■ Task statement ■
Starting from the top of the material, restate each line exactly until the line that contains "selected_index = 4", which is also copied. Pictures are excluded.

■ Data excerpts ■
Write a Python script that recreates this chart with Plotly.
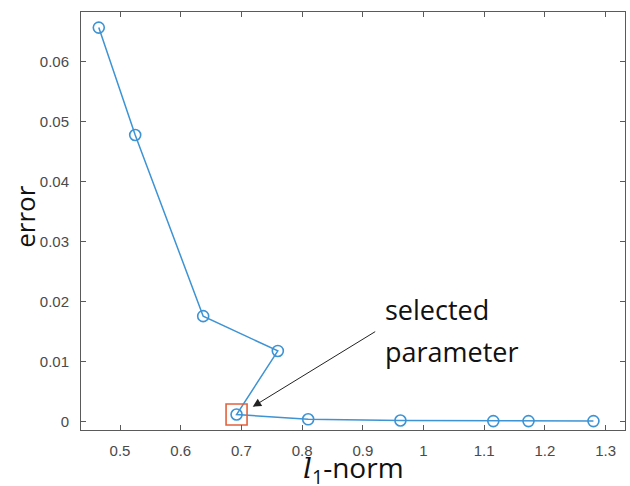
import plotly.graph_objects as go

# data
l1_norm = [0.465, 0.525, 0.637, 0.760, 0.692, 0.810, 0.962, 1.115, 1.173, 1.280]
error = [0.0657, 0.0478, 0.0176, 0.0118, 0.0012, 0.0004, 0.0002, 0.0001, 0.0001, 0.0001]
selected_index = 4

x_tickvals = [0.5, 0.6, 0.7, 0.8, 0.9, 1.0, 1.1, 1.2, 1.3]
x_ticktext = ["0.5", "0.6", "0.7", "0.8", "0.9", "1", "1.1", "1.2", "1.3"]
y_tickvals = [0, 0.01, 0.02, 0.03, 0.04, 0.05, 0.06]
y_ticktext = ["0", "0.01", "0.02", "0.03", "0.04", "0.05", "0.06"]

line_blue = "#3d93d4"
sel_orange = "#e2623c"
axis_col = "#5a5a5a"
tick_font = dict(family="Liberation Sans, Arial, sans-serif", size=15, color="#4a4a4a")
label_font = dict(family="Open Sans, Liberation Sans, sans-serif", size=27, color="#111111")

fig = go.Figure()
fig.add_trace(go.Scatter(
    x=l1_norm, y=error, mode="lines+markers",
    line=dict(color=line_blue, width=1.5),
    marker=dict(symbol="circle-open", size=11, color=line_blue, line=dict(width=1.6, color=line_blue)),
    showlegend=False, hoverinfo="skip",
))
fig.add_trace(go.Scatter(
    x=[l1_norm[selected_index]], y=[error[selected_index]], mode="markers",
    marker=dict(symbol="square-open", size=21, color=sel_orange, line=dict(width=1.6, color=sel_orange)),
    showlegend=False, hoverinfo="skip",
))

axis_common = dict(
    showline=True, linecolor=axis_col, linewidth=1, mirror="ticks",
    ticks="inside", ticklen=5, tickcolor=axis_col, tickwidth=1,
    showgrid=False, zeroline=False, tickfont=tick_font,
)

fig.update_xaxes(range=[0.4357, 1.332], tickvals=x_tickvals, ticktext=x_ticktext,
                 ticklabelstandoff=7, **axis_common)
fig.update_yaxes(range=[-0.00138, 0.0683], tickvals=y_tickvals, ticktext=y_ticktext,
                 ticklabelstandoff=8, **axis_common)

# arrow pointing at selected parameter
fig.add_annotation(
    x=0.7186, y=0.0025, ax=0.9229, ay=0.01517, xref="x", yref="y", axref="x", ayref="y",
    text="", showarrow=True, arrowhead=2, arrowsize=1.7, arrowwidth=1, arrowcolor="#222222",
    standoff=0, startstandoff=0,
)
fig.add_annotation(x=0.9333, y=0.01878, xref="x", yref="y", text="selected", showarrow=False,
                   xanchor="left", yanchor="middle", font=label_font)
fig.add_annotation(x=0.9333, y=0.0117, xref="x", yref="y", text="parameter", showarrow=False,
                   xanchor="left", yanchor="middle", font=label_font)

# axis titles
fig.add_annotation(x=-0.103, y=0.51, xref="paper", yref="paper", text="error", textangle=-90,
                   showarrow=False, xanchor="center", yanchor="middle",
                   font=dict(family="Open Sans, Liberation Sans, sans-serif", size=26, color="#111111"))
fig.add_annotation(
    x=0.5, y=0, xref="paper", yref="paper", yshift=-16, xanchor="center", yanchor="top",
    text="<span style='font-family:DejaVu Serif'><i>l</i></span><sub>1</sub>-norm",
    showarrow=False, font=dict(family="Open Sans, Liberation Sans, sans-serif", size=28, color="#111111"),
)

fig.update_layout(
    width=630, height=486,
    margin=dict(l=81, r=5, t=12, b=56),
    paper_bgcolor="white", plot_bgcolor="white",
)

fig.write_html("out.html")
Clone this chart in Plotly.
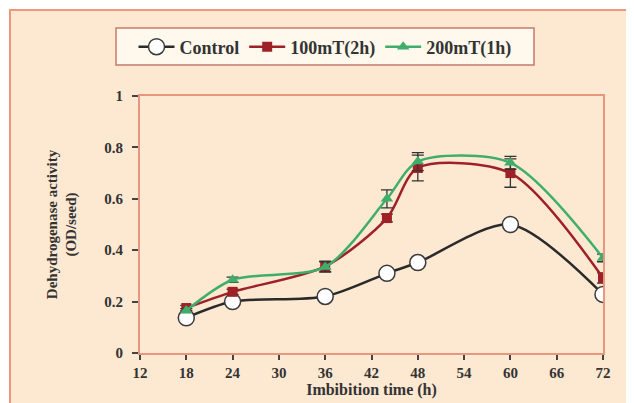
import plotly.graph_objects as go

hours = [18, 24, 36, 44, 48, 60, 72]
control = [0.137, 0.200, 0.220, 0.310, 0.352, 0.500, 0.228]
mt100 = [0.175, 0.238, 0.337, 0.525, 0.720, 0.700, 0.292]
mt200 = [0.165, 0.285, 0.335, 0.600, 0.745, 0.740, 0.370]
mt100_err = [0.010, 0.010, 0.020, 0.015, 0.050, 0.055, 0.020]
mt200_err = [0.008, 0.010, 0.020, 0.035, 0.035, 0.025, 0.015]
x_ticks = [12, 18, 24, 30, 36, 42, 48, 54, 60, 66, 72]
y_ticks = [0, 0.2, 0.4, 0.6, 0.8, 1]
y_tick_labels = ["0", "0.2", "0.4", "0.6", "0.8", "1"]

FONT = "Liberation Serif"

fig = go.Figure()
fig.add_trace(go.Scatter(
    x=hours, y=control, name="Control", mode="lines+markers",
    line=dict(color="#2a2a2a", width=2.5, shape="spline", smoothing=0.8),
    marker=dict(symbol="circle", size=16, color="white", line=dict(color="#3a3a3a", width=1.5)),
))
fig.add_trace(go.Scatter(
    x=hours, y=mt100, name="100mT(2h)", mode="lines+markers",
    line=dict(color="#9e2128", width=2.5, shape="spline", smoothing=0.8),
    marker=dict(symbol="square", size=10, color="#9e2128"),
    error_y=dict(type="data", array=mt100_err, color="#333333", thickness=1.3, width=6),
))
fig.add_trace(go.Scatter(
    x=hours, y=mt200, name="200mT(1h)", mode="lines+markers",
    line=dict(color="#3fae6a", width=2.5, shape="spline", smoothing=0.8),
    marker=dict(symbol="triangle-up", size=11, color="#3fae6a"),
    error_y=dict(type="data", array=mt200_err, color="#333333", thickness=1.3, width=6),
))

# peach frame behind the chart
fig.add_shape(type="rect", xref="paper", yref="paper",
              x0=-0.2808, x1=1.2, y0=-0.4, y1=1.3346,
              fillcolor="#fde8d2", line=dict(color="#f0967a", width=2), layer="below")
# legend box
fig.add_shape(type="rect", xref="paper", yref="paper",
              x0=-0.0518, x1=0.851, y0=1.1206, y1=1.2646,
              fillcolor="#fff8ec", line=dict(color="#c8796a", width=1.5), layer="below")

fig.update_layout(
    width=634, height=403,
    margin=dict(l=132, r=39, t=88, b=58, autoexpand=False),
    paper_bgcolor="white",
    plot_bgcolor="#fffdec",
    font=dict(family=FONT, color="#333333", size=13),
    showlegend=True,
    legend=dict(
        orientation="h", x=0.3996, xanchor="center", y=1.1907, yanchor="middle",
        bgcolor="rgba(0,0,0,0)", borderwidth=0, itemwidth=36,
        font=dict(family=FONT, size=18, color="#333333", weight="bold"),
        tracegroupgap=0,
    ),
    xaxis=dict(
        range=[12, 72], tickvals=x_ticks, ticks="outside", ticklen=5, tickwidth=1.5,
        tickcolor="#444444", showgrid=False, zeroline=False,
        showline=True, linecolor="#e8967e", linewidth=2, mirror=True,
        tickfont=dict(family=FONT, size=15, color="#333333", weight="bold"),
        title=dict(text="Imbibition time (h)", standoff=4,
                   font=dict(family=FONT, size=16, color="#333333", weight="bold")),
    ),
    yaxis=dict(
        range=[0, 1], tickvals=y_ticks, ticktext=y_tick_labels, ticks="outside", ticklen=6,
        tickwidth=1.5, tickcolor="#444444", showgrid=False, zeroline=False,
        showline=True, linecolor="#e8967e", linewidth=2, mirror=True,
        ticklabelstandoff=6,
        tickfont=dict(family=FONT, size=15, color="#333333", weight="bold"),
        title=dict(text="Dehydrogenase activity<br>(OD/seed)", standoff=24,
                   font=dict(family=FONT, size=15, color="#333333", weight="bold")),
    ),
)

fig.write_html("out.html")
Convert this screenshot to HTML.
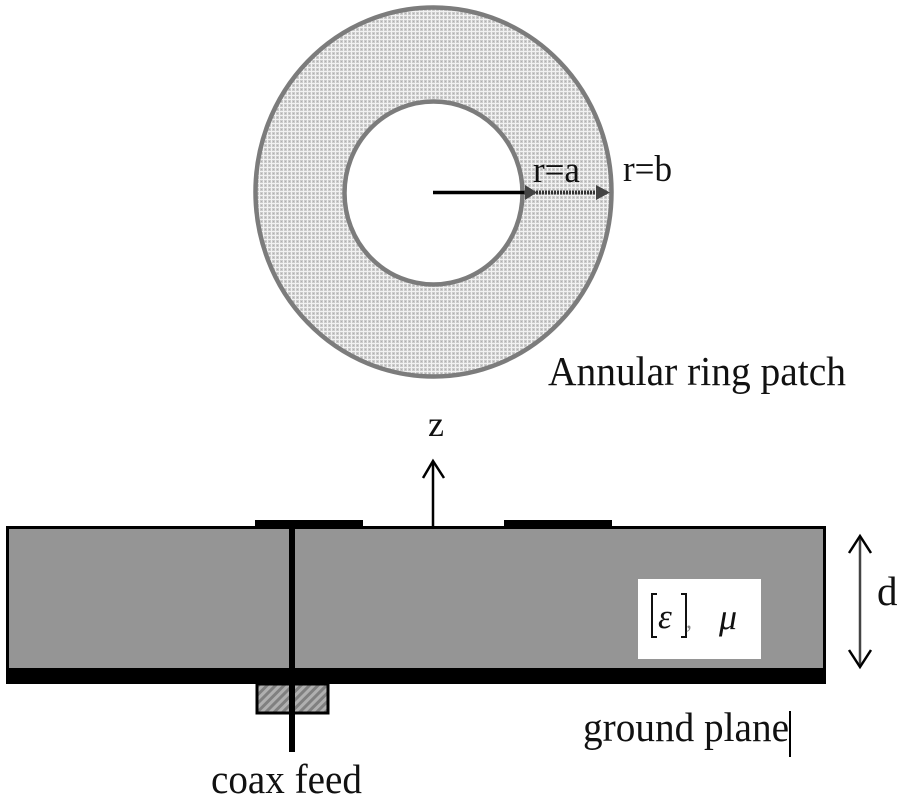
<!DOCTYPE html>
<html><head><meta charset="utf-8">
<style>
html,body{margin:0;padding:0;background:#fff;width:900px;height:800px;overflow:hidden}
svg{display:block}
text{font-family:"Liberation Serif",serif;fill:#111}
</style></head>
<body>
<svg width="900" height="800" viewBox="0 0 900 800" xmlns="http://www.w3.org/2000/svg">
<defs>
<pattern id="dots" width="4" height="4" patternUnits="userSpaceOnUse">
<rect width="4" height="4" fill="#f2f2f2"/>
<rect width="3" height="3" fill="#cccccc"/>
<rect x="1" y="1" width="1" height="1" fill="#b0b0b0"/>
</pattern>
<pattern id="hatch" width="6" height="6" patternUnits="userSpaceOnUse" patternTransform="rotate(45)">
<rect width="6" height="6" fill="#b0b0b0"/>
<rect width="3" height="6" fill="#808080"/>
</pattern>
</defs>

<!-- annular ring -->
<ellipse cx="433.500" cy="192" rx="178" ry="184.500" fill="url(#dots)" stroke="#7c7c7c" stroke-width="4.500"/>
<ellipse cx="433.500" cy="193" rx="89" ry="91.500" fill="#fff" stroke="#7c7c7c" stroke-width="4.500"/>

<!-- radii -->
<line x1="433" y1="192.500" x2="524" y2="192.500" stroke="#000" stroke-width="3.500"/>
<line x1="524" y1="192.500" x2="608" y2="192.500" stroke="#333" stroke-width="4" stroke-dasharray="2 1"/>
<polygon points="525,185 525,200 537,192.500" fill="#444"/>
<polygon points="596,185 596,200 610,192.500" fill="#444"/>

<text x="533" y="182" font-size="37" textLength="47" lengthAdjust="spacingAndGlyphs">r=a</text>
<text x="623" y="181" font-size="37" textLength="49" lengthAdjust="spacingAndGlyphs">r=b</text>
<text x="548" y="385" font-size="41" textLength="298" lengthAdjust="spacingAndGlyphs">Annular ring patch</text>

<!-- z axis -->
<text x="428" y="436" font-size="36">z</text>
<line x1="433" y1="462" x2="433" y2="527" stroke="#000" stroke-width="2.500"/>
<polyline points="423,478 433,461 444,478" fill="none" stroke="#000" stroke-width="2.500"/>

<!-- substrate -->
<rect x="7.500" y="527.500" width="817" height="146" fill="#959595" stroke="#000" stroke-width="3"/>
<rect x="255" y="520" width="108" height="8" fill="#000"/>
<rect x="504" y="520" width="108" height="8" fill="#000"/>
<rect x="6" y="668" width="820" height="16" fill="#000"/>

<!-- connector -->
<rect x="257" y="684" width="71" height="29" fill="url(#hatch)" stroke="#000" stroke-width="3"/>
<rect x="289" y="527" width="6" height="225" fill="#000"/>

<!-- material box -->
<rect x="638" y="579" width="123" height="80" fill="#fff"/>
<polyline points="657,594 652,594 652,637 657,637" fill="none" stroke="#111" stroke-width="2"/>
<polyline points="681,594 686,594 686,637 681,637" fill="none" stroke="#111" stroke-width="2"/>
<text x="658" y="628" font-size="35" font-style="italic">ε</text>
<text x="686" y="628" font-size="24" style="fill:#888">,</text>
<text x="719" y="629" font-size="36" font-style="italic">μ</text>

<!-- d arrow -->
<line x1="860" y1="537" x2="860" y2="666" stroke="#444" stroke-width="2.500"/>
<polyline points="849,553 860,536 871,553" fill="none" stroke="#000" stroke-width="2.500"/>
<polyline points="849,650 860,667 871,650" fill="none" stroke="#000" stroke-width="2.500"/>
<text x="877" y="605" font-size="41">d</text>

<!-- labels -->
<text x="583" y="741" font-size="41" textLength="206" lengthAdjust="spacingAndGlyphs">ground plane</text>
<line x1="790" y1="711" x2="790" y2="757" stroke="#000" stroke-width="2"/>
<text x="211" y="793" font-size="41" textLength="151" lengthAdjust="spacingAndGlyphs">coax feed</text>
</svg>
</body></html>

■ Response ■
Write a Python script that recreates this chart with Plotly.
import plotly.graph_objects as go

# data
l1_norm = [0.465, 0.525, 0.637, 0.760, 0.692, 0.810, 0.962, 1.115, 1.173, 1.280]
error = [0.0657, 0.0478, 0.0176, 0.0118, 0.0012, 0.0004, 0.0002, 0.0001, 0.0001, 0.0001]
selected_index = 4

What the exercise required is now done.